To be done ▸ Make an exact copy of the records, with the images left out.

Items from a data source
==*==
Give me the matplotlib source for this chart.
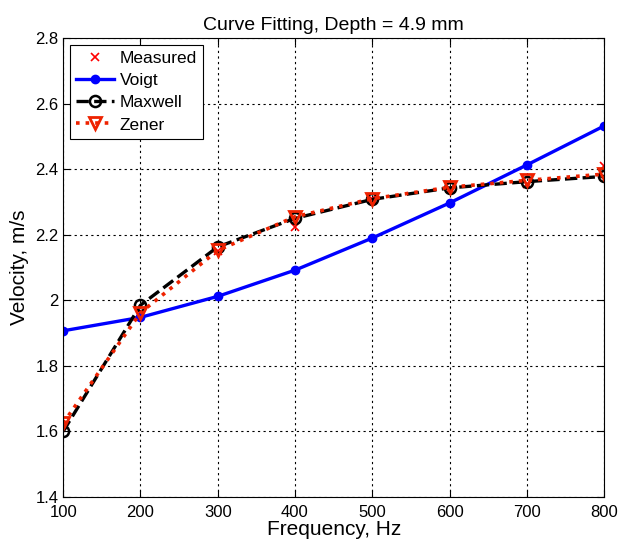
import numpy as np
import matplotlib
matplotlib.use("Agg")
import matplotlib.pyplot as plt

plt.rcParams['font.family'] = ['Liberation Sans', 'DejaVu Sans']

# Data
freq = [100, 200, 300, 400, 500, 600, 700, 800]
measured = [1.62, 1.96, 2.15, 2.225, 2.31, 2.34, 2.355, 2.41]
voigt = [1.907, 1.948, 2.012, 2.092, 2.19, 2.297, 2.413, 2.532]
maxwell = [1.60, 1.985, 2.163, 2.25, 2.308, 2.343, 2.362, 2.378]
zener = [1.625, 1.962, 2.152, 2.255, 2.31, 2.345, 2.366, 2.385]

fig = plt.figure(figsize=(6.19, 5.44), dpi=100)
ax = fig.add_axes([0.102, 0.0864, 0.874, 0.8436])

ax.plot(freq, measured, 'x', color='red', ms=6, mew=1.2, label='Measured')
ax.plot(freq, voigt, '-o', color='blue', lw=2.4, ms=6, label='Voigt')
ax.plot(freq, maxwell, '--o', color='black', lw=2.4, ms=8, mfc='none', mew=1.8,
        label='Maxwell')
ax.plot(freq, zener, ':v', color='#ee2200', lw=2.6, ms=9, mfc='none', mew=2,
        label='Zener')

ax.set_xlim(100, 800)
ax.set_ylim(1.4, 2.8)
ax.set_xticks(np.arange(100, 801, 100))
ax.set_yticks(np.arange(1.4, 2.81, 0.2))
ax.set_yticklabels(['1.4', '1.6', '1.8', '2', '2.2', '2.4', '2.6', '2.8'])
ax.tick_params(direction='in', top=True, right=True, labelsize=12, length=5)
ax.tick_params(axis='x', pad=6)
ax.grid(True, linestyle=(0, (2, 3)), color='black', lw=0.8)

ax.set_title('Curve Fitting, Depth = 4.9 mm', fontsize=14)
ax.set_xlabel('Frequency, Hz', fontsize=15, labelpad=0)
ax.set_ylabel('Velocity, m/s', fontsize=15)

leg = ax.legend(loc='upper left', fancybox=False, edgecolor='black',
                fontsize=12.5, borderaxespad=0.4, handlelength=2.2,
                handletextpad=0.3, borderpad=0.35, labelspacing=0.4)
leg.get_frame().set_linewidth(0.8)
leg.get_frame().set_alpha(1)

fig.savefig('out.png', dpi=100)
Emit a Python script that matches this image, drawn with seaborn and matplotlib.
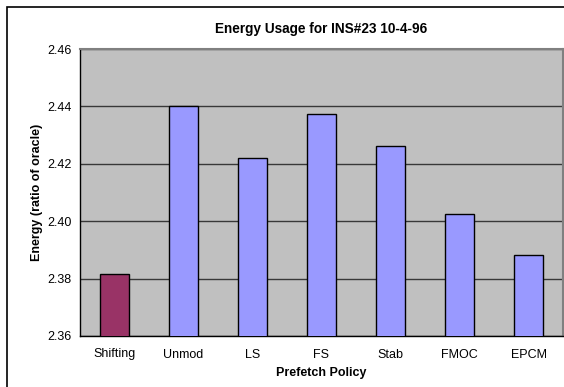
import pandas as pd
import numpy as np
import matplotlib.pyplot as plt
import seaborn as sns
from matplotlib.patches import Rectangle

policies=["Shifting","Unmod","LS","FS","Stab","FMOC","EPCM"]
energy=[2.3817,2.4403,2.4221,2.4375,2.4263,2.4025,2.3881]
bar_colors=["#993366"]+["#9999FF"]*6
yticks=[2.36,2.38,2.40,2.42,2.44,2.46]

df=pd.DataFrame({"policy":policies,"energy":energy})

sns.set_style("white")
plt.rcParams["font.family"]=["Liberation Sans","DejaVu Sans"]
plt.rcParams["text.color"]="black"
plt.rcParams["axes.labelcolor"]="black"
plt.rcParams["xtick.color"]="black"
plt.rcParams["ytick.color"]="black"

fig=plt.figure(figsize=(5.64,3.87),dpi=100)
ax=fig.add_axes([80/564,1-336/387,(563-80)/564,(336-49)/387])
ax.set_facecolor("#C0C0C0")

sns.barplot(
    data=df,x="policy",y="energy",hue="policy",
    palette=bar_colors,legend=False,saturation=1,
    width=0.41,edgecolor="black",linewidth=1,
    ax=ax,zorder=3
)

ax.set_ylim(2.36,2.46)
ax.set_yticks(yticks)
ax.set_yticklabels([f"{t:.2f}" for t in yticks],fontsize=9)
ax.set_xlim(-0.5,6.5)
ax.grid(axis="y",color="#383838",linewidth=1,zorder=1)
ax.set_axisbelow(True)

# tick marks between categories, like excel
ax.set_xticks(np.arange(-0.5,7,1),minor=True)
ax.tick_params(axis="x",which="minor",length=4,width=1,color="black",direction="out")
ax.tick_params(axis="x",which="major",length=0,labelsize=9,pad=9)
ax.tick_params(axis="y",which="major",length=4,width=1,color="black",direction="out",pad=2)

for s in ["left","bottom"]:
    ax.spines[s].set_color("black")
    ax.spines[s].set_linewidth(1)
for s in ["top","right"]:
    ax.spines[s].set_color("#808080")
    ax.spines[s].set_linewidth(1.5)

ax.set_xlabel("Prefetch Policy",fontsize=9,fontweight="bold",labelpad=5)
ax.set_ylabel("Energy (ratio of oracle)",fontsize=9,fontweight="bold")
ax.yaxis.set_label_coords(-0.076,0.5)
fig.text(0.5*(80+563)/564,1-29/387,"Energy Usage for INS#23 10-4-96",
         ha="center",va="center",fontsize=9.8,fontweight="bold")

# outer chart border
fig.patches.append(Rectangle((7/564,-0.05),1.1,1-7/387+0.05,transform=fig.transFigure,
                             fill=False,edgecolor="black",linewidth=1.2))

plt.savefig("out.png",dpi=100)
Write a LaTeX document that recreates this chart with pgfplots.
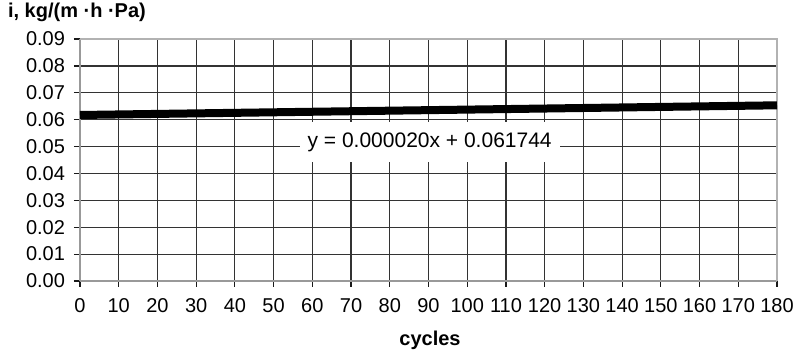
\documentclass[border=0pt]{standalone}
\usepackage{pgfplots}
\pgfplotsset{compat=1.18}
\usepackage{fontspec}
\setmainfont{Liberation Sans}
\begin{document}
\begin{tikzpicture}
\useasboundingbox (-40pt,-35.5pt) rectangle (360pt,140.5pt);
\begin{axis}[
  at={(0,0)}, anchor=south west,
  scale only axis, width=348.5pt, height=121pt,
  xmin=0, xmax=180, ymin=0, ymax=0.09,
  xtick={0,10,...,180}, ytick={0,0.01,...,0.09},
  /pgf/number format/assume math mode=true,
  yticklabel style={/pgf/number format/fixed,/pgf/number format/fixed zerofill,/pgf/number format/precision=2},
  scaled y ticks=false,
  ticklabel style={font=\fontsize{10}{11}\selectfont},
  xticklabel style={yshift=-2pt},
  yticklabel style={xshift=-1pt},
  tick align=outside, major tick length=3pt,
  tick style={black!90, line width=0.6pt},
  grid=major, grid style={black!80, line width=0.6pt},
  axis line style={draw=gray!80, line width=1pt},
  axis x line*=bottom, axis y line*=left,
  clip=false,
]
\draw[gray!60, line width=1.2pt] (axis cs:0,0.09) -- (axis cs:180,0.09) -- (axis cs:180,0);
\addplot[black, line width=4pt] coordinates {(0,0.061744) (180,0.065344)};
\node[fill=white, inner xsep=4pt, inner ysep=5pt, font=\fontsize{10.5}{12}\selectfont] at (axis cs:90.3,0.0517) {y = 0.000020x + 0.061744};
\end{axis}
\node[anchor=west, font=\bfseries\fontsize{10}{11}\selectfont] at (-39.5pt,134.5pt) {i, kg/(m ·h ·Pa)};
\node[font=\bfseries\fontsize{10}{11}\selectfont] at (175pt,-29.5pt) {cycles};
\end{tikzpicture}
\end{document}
==*==
The completed task ▸
Give me the matplotlib source for this chart.
import numpy as np
import matplotlib
matplotlib.use("Agg")
import matplotlib.pyplot as plt

plt.rcParams['font.family'] = ['Liberation Sans', 'DejaVu Sans']

# Data
freq = [100, 200, 300, 400, 500, 600, 700, 800]
measured = [1.62, 1.96, 2.15, 2.225, 2.31, 2.34, 2.355, 2.41]
voigt = [1.907, 1.948, 2.012, 2.092, 2.19, 2.297, 2.413, 2.532]
maxwell = [1.60, 1.985, 2.163, 2.25, 2.308, 2.343, 2.362, 2.378]
zener = [1.625, 1.962, 2.152, 2.255, 2.31, 2.345, 2.366, 2.385]

fig = plt.figure(figsize=(6.19, 5.44), dpi=100)
ax = fig.add_axes([0.102, 0.0864, 0.874, 0.8436])

ax.plot(freq, measured, 'x', color='red', ms=6, mew=1.2, label='Measured')
ax.plot(freq, voigt, '-o', color='blue', lw=2.4, ms=6, label='Voigt')
ax.plot(freq, maxwell, '--o', color='black', lw=2.4, ms=8, mfc='none', mew=1.8,
        label='Maxwell')
ax.plot(freq, zener, ':v', color='#ee2200', lw=2.6, ms=9, mfc='none', mew=2,
        label='Zener')

ax.set_xlim(100, 800)
ax.set_ylim(1.4, 2.8)
ax.set_xticks(np.arange(100, 801, 100))
ax.set_yticks(np.arange(1.4, 2.81, 0.2))
ax.set_yticklabels(['1.4', '1.6', '1.8', '2', '2.2', '2.4', '2.6', '2.8'])
ax.tick_params(direction='in', top=True, right=True, labelsize=12, length=5)
ax.tick_params(axis='x', pad=6)
ax.grid(True, linestyle=(0, (2, 3)), color='black', lw=0.8)

ax.set_title('Curve Fitting, Depth = 4.9 mm', fontsize=14)
ax.set_xlabel('Frequency, Hz', fontsize=15, labelpad=0)
ax.set_ylabel('Velocity, m/s', fontsize=15)

leg = ax.legend(loc='upper left', fancybox=False, edgecolor='black',
                fontsize=12.5, borderaxespad=0.4, handlelength=2.2,
                handletextpad=0.3, borderpad=0.35, labelspacing=0.4)
leg.get_frame().set_linewidth(0.8)
leg.get_frame().set_alpha(1)

fig.savefig('out.png', dpi=100)
Emit a Python script that matches this image, drawn with seaborn and matplotlib.
import pandas as pd
import numpy as np
import matplotlib.pyplot as plt
import seaborn as sns
from matplotlib.patches import Rectangle

policies=["Shifting","Unmod","LS","FS","Stab","FMOC","EPCM"]
energy=[2.3817,2.4403,2.4221,2.4375,2.4263,2.4025,2.3881]
bar_colors=["#993366"]+["#9999FF"]*6
yticks=[2.36,2.38,2.40,2.42,2.44,2.46]

df=pd.DataFrame({"policy":policies,"energy":energy})

sns.set_style("white")
plt.rcParams["font.family"]=["Liberation Sans","DejaVu Sans"]
plt.rcParams["text.color"]="black"
plt.rcParams["axes.labelcolor"]="black"
plt.rcParams["xtick.color"]="black"
plt.rcParams["ytick.color"]="black"

fig=plt.figure(figsize=(5.64,3.87),dpi=100)
ax=fig.add_axes([80/564,1-336/387,(563-80)/564,(336-49)/387])
ax.set_facecolor("#C0C0C0")

sns.barplot(
    data=df,x="policy",y="energy",hue="policy",
    palette=bar_colors,legend=False,saturation=1,
    width=0.41,edgecolor="black",linewidth=1,
    ax=ax,zorder=3
)

ax.set_ylim(2.36,2.46)
ax.set_yticks(yticks)
ax.set_yticklabels([f"{t:.2f}" for t in yticks],fontsize=9)
ax.set_xlim(-0.5,6.5)
ax.grid(axis="y",color="#383838",linewidth=1,zorder=1)
ax.set_axisbelow(True)

# tick marks between categories, like excel
ax.set_xticks(np.arange(-0.5,7,1),minor=True)
ax.tick_params(axis="x",which="minor",length=4,width=1,color="black",direction="out")
ax.tick_params(axis="x",which="major",length=0,labelsize=9,pad=9)
ax.tick_params(axis="y",which="major",length=4,width=1,color="black",direction="out",pad=2)

for s in ["left","bottom"]:
    ax.spines[s].set_color("black")
    ax.spines[s].set_linewidth(1)
for s in ["top","right"]:
    ax.spines[s].set_color("#808080")
    ax.spines[s].set_linewidth(1.5)

ax.set_xlabel("Prefetch Policy",fontsize=9,fontweight="bold",labelpad=5)
ax.set_ylabel("Energy (ratio of oracle)",fontsize=9,fontweight="bold")
ax.yaxis.set_label_coords(-0.076,0.5)
fig.text(0.5*(80+563)/564,1-29/387,"Energy Usage for INS#23 10-4-96",
         ha="center",va="center",fontsize=9.8,fontweight="bold")

# outer chart border
fig.patches.append(Rectangle((7/564,-0.05),1.1,1-7/387+0.05,transform=fig.transFigure,
                             fill=False,edgecolor="black",linewidth=1.2))

plt.savefig("out.png",dpi=100)
Write a LaTeX document that recreates this chart with pgfplots.
\documentclass[border=0pt]{standalone}
\usepackage{pgfplots}
\pgfplotsset{compat=1.18}
\usepackage{fontspec}
\setmainfont{Liberation Sans}
\begin{document}
\begin{tikzpicture}
\useasboundingbox (-40pt,-35.5pt) rectangle (360pt,140.5pt);
\begin{axis}[
  at={(0,0)}, anchor=south west,
  scale only axis, width=348.5pt, height=121pt,
  xmin=0, xmax=180, ymin=0, ymax=0.09,
  xtick={0,10,...,180}, ytick={0,0.01,...,0.09},
  /pgf/number format/assume math mode=true,
  yticklabel style={/pgf/number format/fixed,/pgf/number format/fixed zerofill,/pgf/number format/precision=2},
  scaled y ticks=false,
  ticklabel style={font=\fontsize{10}{11}\selectfont},
  xticklabel style={yshift=-2pt},
  yticklabel style={xshift=-1pt},
  tick align=outside, major tick length=3pt,
  tick style={black!90, line width=0.6pt},
  grid=major, grid style={black!80, line width=0.6pt},
  axis line style={draw=gray!80, line width=1pt},
  axis x line*=bottom, axis y line*=left,
  clip=false,
]
\draw[gray!60, line width=1.2pt] (axis cs:0,0.09) -- (axis cs:180,0.09) -- (axis cs:180,0);
\addplot[black, line width=4pt] coordinates {(0,0.061744) (180,0.065344)};
\node[fill=white, inner xsep=4pt, inner ysep=5pt, font=\fontsize{10.5}{12}\selectfont] at (axis cs:90.3,0.0517) {y = 0.000020x + 0.061744};
\end{axis}
\node[anchor=west, font=\bfseries\fontsize{10}{11}\selectfont] at (-39.5pt,134.5pt) {i, kg/(m ·h ·Pa)};
\node[font=\bfseries\fontsize{10}{11}\selectfont] at (175pt,-29.5pt) {cycles};
\end{tikzpicture}
\end{document}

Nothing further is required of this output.